● Problem: Your output is the lines from the first one to the one containing "plt.rcParams['mathtext.rm'] = 'Liberation", repeated exactly, with images left out.

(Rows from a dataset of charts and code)
※ ※ ※

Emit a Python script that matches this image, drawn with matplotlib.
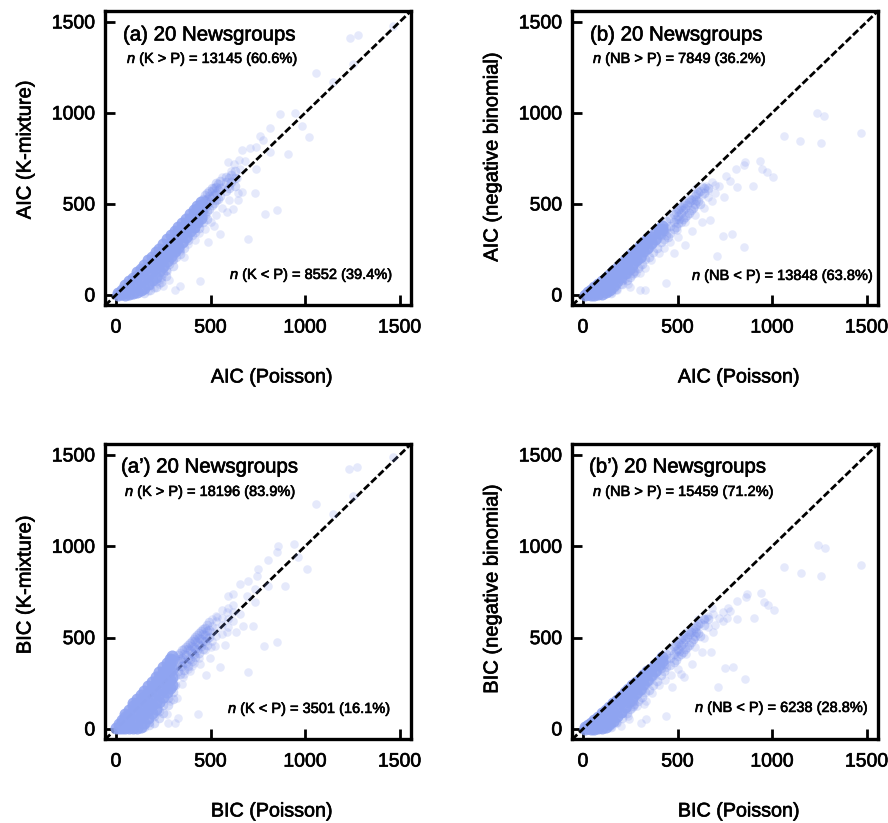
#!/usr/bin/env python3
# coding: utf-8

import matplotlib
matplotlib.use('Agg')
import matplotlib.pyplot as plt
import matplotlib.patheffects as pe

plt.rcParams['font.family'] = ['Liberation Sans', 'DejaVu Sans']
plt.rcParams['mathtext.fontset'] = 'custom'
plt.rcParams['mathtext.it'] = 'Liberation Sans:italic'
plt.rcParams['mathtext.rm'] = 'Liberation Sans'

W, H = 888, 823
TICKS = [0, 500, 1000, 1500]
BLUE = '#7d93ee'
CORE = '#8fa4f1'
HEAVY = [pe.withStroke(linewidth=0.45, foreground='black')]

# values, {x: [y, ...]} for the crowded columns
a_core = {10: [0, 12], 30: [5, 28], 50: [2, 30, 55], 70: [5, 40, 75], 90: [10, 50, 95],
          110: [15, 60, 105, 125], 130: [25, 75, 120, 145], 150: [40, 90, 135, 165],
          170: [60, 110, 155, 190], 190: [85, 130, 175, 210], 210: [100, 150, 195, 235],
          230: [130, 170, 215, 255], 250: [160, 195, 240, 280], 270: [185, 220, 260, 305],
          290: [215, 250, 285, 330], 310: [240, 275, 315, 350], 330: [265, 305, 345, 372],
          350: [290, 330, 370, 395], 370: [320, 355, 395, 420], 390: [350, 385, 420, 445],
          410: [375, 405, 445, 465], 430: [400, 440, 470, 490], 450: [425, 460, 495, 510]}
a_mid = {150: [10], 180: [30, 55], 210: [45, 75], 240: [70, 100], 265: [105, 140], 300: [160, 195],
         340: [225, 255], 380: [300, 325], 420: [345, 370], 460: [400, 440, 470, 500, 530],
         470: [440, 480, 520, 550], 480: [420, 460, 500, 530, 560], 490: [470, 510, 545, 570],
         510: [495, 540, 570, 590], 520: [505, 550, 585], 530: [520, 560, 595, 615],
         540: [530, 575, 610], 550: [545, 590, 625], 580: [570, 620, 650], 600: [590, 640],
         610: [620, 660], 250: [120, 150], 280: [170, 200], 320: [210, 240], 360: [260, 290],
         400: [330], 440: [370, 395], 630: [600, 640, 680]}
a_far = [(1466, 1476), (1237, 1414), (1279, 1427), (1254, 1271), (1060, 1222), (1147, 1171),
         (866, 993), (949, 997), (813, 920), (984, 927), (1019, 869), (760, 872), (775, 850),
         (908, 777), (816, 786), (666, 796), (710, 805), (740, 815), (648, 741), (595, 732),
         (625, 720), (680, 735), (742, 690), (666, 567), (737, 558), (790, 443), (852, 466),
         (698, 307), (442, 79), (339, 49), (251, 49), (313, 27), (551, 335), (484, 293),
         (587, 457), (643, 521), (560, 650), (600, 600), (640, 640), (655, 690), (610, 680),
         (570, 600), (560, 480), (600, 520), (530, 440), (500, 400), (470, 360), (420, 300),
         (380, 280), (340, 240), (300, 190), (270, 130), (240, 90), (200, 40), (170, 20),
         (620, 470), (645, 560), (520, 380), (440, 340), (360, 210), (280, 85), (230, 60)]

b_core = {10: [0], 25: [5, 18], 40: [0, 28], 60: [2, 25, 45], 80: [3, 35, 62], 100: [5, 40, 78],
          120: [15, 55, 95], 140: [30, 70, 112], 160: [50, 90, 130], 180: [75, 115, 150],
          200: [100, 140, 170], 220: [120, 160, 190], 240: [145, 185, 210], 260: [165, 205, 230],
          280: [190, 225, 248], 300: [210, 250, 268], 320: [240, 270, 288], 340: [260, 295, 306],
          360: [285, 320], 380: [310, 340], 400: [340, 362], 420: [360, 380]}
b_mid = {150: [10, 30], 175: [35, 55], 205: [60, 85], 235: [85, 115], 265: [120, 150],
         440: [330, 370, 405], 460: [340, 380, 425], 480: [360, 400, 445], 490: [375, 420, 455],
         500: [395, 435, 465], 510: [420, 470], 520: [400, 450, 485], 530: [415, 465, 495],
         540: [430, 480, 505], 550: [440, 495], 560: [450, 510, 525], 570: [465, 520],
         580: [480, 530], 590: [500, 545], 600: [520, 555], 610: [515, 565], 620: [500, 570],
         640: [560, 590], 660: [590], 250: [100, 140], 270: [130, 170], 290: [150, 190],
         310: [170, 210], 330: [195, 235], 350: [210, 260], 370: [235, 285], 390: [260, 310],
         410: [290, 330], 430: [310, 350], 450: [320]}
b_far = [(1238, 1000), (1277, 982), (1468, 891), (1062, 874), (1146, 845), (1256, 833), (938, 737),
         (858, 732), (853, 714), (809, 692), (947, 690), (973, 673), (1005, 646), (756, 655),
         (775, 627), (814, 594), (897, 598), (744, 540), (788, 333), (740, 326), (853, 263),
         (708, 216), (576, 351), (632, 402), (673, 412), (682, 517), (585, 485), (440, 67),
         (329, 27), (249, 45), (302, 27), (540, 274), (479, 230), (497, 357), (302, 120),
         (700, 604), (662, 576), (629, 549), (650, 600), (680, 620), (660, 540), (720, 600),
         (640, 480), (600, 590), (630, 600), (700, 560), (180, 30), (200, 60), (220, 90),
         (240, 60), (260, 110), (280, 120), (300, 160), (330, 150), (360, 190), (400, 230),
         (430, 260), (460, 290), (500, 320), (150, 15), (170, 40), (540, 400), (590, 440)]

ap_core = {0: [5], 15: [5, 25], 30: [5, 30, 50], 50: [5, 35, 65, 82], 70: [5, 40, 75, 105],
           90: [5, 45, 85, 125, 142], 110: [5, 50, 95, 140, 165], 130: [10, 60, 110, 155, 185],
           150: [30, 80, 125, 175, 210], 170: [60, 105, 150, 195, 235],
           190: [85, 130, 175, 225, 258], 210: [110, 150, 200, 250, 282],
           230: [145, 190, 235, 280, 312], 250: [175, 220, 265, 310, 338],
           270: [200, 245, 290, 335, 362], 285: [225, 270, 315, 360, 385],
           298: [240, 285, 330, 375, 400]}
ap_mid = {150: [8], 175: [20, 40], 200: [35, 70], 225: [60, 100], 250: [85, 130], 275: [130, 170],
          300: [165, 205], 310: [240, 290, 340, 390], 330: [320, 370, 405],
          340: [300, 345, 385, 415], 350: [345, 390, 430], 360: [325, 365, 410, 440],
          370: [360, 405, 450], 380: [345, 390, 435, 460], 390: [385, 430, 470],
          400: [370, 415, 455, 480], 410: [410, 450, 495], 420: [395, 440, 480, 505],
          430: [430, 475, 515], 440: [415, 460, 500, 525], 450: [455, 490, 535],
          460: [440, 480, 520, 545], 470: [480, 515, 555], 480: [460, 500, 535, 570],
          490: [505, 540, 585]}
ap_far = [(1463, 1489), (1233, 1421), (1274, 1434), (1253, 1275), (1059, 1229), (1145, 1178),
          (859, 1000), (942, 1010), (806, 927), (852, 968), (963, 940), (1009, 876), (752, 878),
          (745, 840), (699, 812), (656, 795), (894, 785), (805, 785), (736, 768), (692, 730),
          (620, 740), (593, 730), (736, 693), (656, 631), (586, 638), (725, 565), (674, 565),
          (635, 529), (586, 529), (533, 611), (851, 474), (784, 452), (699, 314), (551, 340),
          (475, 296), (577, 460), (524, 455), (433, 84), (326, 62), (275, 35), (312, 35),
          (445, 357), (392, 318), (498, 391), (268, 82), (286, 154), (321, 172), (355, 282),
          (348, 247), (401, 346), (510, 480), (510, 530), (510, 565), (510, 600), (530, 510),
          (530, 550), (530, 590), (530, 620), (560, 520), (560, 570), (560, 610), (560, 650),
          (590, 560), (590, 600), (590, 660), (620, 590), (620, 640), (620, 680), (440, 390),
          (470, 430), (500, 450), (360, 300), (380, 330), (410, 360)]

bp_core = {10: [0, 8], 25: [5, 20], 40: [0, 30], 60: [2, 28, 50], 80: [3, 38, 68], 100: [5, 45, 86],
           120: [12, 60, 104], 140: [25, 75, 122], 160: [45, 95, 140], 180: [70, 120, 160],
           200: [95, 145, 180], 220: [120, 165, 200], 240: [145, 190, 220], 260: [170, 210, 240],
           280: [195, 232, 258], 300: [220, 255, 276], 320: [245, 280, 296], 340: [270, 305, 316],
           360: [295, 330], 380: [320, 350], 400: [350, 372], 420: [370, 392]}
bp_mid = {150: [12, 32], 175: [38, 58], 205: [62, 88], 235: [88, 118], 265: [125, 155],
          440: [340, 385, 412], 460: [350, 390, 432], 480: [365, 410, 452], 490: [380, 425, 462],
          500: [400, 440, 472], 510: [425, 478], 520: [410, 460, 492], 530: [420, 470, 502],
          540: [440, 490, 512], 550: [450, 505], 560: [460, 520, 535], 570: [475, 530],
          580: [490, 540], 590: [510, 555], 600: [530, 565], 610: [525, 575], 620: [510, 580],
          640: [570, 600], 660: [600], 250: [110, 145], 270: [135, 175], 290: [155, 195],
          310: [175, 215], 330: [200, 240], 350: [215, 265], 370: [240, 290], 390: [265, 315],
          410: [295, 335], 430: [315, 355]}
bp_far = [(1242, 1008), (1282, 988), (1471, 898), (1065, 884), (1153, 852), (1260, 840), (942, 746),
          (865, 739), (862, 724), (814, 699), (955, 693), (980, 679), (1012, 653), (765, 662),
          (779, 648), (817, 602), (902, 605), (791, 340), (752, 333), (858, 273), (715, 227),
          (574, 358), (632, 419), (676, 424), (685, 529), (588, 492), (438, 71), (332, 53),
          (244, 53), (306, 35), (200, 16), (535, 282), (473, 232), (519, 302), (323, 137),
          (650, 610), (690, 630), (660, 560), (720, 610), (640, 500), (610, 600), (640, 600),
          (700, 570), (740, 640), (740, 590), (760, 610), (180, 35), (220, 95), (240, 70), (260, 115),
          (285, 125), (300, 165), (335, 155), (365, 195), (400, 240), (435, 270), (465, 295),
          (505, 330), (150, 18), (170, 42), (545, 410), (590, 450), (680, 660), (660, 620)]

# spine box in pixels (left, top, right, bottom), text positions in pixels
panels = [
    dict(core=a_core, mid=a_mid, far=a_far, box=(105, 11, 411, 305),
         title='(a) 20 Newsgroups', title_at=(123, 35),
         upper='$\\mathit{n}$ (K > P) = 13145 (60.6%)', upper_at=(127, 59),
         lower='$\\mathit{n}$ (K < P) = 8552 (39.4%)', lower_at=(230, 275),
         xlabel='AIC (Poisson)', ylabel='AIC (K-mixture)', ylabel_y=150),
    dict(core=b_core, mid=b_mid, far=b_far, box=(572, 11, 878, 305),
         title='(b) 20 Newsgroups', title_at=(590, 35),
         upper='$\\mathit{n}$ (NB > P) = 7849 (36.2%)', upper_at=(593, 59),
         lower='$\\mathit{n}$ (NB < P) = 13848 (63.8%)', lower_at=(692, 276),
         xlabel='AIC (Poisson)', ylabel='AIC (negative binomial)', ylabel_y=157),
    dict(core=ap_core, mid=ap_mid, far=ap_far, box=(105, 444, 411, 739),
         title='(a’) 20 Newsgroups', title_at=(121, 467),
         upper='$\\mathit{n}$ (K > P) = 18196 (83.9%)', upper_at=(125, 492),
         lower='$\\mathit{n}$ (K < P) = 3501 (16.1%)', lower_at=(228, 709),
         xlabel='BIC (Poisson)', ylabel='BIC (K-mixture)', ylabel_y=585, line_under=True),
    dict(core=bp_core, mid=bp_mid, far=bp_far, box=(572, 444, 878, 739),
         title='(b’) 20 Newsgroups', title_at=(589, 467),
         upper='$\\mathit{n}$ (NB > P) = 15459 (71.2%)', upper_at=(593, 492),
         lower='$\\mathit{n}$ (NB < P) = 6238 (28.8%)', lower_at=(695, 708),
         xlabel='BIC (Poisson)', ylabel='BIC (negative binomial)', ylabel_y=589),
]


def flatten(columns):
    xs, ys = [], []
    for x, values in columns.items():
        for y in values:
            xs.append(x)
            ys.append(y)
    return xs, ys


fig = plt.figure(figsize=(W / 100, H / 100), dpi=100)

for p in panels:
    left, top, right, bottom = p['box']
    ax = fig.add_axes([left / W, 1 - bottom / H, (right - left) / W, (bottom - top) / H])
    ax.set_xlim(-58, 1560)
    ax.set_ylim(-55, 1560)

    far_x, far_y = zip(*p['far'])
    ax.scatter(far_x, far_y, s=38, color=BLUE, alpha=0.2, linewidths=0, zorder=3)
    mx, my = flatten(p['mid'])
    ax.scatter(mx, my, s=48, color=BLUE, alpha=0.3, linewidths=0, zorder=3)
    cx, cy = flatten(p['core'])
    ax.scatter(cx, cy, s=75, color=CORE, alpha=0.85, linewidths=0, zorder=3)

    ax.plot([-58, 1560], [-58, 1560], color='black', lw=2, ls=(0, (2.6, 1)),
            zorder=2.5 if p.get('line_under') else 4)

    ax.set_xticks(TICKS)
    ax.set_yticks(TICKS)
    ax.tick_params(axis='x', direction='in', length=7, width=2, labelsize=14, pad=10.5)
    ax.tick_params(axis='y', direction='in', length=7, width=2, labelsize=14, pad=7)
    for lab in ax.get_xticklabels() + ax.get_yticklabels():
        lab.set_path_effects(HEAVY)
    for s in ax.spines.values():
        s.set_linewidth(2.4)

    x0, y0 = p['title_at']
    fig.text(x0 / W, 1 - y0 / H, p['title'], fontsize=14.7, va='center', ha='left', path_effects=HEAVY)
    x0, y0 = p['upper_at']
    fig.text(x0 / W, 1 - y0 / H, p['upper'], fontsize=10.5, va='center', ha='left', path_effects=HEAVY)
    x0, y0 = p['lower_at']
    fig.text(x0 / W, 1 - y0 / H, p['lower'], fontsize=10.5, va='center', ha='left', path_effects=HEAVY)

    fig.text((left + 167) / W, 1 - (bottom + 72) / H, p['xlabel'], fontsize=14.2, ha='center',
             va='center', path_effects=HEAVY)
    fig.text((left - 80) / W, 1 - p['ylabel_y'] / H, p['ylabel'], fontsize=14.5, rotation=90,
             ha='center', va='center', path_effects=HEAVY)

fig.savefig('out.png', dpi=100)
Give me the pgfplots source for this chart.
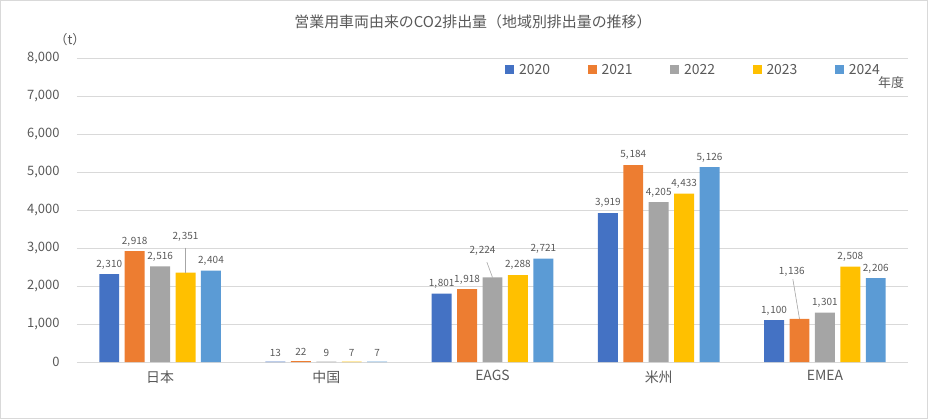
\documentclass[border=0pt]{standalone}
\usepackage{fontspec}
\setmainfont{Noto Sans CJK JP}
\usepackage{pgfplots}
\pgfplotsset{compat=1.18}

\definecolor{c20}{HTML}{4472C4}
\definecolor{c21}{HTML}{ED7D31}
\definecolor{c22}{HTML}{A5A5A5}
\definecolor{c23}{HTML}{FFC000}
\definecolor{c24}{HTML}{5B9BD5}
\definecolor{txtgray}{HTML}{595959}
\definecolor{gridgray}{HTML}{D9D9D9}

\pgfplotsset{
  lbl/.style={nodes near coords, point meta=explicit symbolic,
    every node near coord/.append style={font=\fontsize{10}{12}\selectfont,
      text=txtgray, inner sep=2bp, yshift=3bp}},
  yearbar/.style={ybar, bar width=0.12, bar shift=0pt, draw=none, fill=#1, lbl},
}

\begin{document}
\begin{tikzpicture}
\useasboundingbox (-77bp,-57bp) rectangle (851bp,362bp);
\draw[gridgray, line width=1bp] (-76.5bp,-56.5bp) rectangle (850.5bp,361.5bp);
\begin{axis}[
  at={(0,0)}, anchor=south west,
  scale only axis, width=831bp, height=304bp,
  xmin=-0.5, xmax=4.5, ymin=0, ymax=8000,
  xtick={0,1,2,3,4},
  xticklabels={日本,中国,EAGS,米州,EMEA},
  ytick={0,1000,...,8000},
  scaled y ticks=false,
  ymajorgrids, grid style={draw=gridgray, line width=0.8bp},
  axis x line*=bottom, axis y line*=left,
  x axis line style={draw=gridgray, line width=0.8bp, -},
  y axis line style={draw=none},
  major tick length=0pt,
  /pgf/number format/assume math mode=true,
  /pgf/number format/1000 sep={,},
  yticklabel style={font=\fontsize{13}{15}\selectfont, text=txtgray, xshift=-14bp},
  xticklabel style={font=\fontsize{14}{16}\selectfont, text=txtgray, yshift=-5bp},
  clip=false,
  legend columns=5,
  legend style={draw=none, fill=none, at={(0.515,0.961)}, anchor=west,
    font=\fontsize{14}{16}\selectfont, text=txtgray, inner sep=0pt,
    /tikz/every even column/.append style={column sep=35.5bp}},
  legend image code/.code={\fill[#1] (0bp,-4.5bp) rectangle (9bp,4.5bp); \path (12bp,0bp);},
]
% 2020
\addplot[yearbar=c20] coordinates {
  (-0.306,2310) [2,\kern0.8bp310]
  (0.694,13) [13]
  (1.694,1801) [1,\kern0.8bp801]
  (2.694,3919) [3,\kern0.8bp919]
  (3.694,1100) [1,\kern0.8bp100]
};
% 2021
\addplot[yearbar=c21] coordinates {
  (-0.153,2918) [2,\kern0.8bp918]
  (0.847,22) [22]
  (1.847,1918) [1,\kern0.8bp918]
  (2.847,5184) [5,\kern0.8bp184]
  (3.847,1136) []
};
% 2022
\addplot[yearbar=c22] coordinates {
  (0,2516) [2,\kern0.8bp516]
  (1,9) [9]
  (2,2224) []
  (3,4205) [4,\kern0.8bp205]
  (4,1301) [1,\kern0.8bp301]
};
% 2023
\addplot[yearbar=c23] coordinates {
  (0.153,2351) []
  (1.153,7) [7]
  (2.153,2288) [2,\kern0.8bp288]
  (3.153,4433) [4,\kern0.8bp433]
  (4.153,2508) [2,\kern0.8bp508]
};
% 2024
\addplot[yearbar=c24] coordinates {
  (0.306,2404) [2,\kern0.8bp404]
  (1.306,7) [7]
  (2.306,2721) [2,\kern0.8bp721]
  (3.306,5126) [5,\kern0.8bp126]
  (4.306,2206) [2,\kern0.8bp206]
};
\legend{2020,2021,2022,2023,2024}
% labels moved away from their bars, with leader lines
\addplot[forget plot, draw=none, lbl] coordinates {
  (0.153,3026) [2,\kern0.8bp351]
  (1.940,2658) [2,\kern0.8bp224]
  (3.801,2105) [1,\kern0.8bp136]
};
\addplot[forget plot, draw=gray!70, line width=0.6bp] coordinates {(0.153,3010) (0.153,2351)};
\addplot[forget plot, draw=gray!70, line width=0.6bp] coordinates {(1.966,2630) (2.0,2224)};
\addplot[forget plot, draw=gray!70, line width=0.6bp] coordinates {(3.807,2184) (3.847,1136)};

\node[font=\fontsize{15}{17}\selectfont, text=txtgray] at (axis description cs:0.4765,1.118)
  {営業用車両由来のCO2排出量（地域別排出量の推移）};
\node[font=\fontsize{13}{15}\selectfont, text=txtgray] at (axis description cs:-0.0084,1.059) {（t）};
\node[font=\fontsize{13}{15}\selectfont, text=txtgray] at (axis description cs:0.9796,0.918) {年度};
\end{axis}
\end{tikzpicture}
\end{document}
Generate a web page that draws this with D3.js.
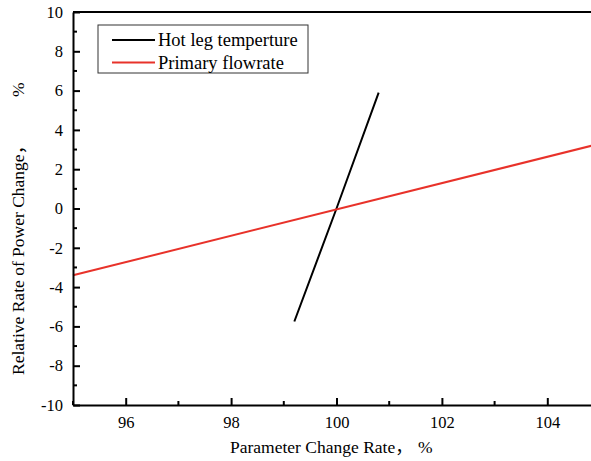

※ ※ ※

● Response for this exercise:
Emit a Python script that matches this image, drawn with matplotlib.
#!/usr/bin/env python3
# coding: utf-8

import matplotlib
matplotlib.use('Agg')
import matplotlib.pyplot as plt
import matplotlib.patheffects as pe

plt.rcParams['font.family'] = ['Liberation Sans', 'DejaVu Sans']
plt.rcParams['mathtext.fontset'] = 'custom'
plt.rcParams['mathtext.it'] = 'Liberation Sans:italic'
plt.rcParams['mathtext.rm'] = 'Liberation Sans'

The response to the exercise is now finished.